Real Estate Analytics
Platforms collect property listings and market trends from real estate sites.
Financial Services
Investment firms analyze market signals from news and public sources.
HR and Recruiting Platforms
Companies track millions of job listings across job boards.
AI Development
Organizations gather large datasets from the web to train machine learning models.
In each of these industries, converting websites into structured data enables faster insights and better decision making.
The Web as a Structured Data Source
The internet contains enormous amounts of information. However, most of that data exists in formats designed for human consumption.
Turning websites into usable data requires a combination of crawling, extraction, cleaning, and structured delivery.
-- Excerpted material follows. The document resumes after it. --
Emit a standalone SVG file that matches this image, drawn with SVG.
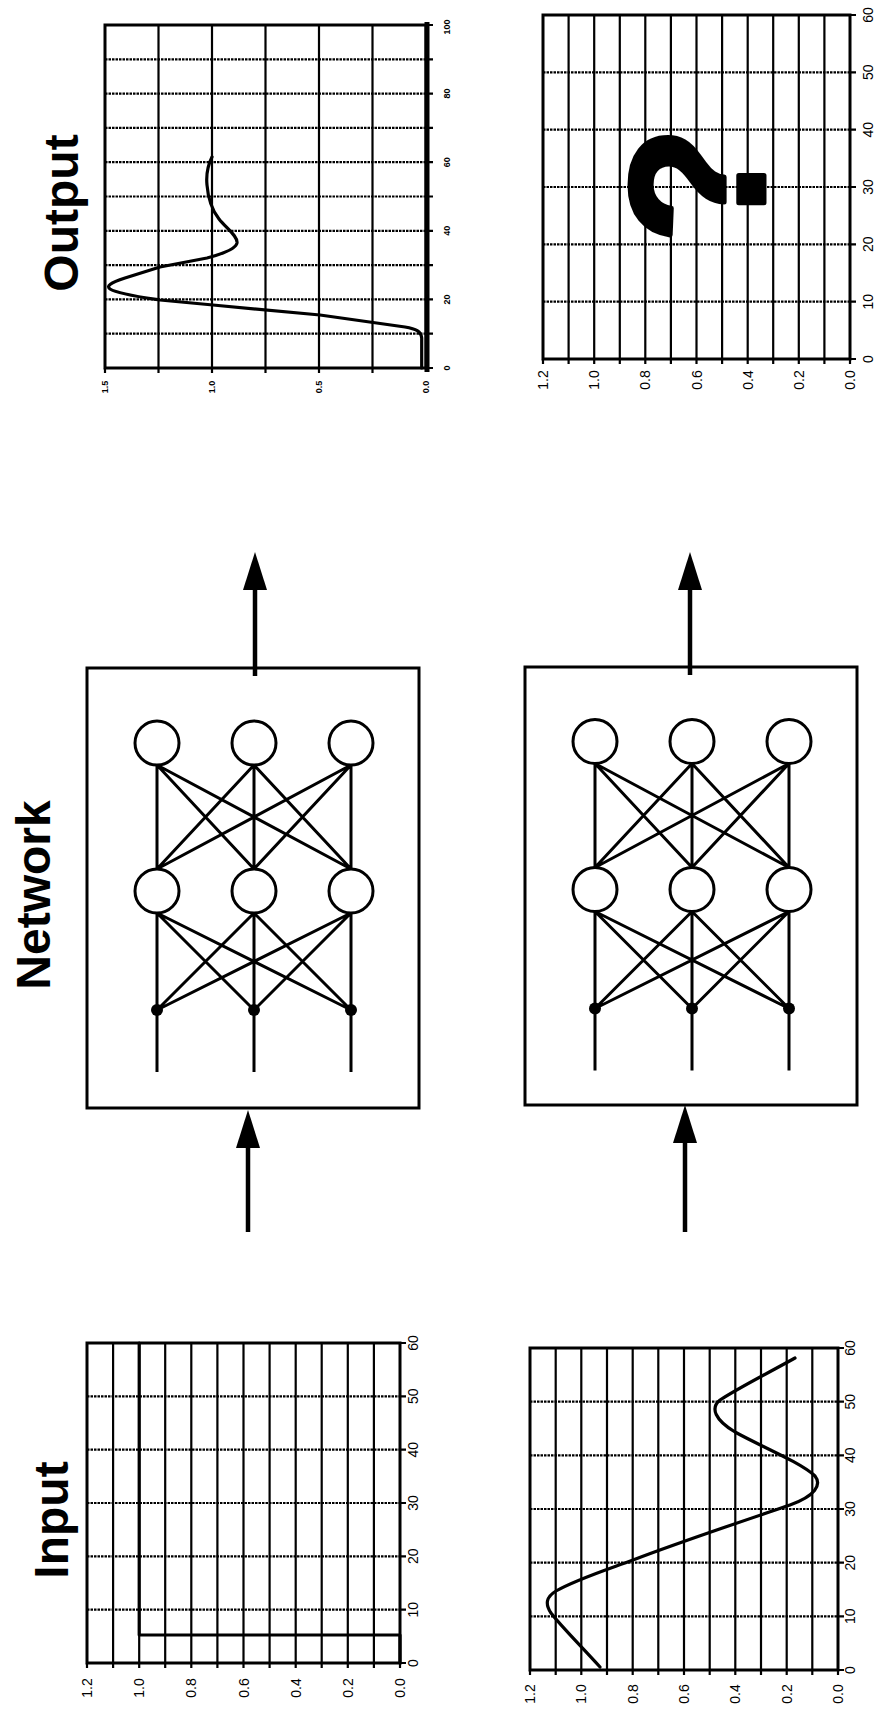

For companies that depend on reliable datasets, building this infrastructure internally can be complex and resource intensive.
Platforms like Grepsr simplify the process by transforming web content into high quality structured data pipelines. This allows organizations to treat the open web as a dependable source of business intelligence.
Frequently Asked Questions
Can any website be turned into usable data?
Most publicly accessible websites can be converted into structured datasets using web data extraction techniques. However, technical and legal considerations may apply depending on the site.
What format is web data usually delivered in?
Common formats include JSON, CSV, APIs, and database integrations. These formats allow the data to be easily used in analytics platforms and machine learning systems.
How often can website data be collected?
The frequency depends on the use case. Some datasets are updated hourly, while others may be refreshed daily or weekly.
What is the difference between web scraping and web crawling?
Web crawling discovers and navigates web pages. Web scraping extracts specific data from those pages.
Why do companies use managed web data platforms?
Managed platforms reduce the engineering effort required to maintain scraping infrastructure. They handle scaling, monitoring, and data quality so organizations can focus on using the data.